The plots are thoughtful and intriguing, but these are still English mysteries in the manner of Miss Marple. They have earned the ‘cozy mystery’ designation and will be enjoyed without all the detail focusing on the grizzly part of the crimes. You will instead be charmed by the interaction between staff and friends that love their Inspector and the means they use to discern the clues.
I highly recommend these for light reading and a beginning crime book for young people.
If you never read any of the McNally series, you are missing a treat for a light read. They are almost reminiscent of an English Cozy. Archy McNally works at his father’s law firm. He is not a lawyer, but makes Discreet Inquiries for his father. They often work with wealthy clients and Archy always ends up in wild situations.
There are several things that Archy holds important. Number one is he is a snazzy and very bold dresser. His appearance is important to him and he really likes to stand out in a crowd. A second thing that he holds as vital is that he consume great food. The family has a cook that is outstanding and since he lives with his parents, even though he has his own lair, they often share meals. They eat very well and Archy is sure to tell you about it. He enjoys a cigarette from time to time and his liquid refreshment must be every bit as good as his meals.
While solving mysteries for his father, he seems to have no shortage of female companionship. He has a girlfriend he loves, but cannot stop the wealthy females, the heiresses from throwing themselves at him regardless of class and age.

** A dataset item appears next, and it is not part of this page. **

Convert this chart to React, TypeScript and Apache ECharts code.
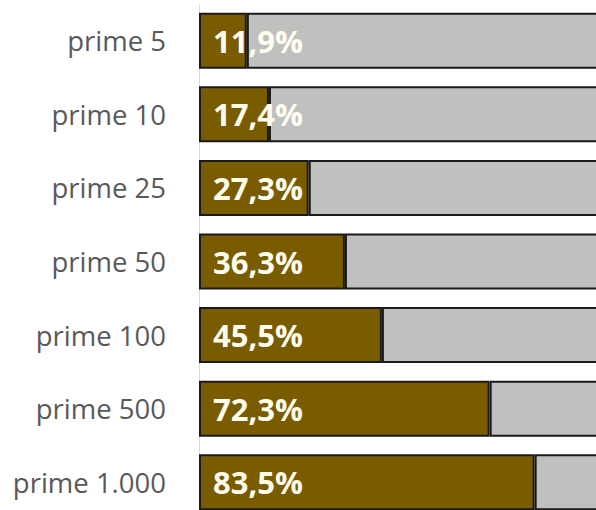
import React, { useEffect, useRef } from "react";
import * as echarts from "echarts";

const categories = ["prime 5", "prime 10", "prime 25", "prime 50", "prime 100", "prime 500", "prime 1.000"];
const shares = [11.9, 17.4, 27.3, 36.3, 45.5, 72.3, 83.5];
const total = 100;
const rest = shares.map((v) => +(total - v).toFixed(1));

export default function App() {
  const ref = useRef<HTMLDivElement>(null);
  useEffect(() => {
    document.body.style.margin = "0";
    const chart = echarts.init(ref.current!, null, { renderer: "svg" });
    chart.setOption({
      animation: false,
      grid: { left: 199, top: 4, width: 402, height: 515, containLabel: false },
      xAxis: { type: "value", min: 0, max: total, show: false },
      yAxis: {
        type: "category",
        data: categories,
        inverse: true,
        axisTick: { show: false },
        axisLine: { show: true, lineStyle: { color: "#d9d9d9", width: 1 } },
        axisLabel: {
          margin: 33,
          color: "#595959",
          fontFamily: "Open Sans",
          fontSize: 27.5,
        },
      },
      series: [
        {
          type: "bar",
          stack: "s",
          data: shares,
          barWidth: 56,
          itemStyle: { color: "#7a5c00", borderColor: "#1a1a1a", borderWidth: 2 },
          label: {
            show: true,
            position: "insideLeft",
            distance: 14,
            formatter: (p: any) => p.value.toFixed(1).replace(".", ",") + "%",
            color: "#fffdf0",
            fontFamily: "Open Sans",
            fontWeight: "bold",
            fontSize: 31,
          },
        },
        {
          type: "bar",
          stack: "s",
          data: rest,
          barWidth: 56,
          itemStyle: { color: "#bfc1be", borderColor: "#1a1a1a", borderWidth: 2 },
        },
      ],
    });
    return () => chart.dispose();
  }, []);
  return (
    <div style={{ width: 596, height: 510, overflow: "hidden" }}>
      <div ref={ref} style={{ width: 620, height: 530 }} />
    </div>
  );
}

These are like cozies because they solve the complicated crimes, but in less horrific detail for the reader. The mysteries are still good and contain many twists and turns at times, but the reader also enjoys the character of Archy McNally so much he is the story as much as the crime and solving it. Like any other mystery, it has the same elements as any other who-dun-it.
Lawrence Sanders is a great author and the McNally series delights me every time. I recommend all these books.
This novel covers a turbulent time in England’s history. George III was a well-meaning king but he was overcome by scandal and eventually madness. He was once noted to have liaisons with some beautiful women, but all that changed when he married the German princess Charlotte. She was she was not beautiful, in fact very plain. However, when George married her he determined to be a very faithful husband and stopped his former lifestyle. His goal was to be the best king possible. He was determined his life would be an example to others instead of the usual immorality exhibited in Royal courts.
His plain wife was a model wife and would have been an excellent help for him in relieving stress by speaking with her. George, however pronounced he would never have a woman interfere in his life, so he did not use her as a confidant, nor ever discuss politics or policy with her.
Besides being an alliance with Charlotte’s small country he was as all royalty must looking for heirs. In this respect, Charlotte almost became a broodmare as she produced child after child with almost no break. Most of them were very healthy and beautiful. George looked at that as her main function. And so, he had no partner so to speak because he wouldn’t confide in her and because she spent most of her time pregnant and in confinement.
George had a family that constantly caused him scandal and a group of ministers who were ineffectual or tried to undermine him. All of this added to the illness and resulted in madness.
I recommend this book especially if you are interested in royalty and of course anyone who loves history would enjoy it. Jean Plaidy has also written many more books of an historical nature. I will be sure to check them out.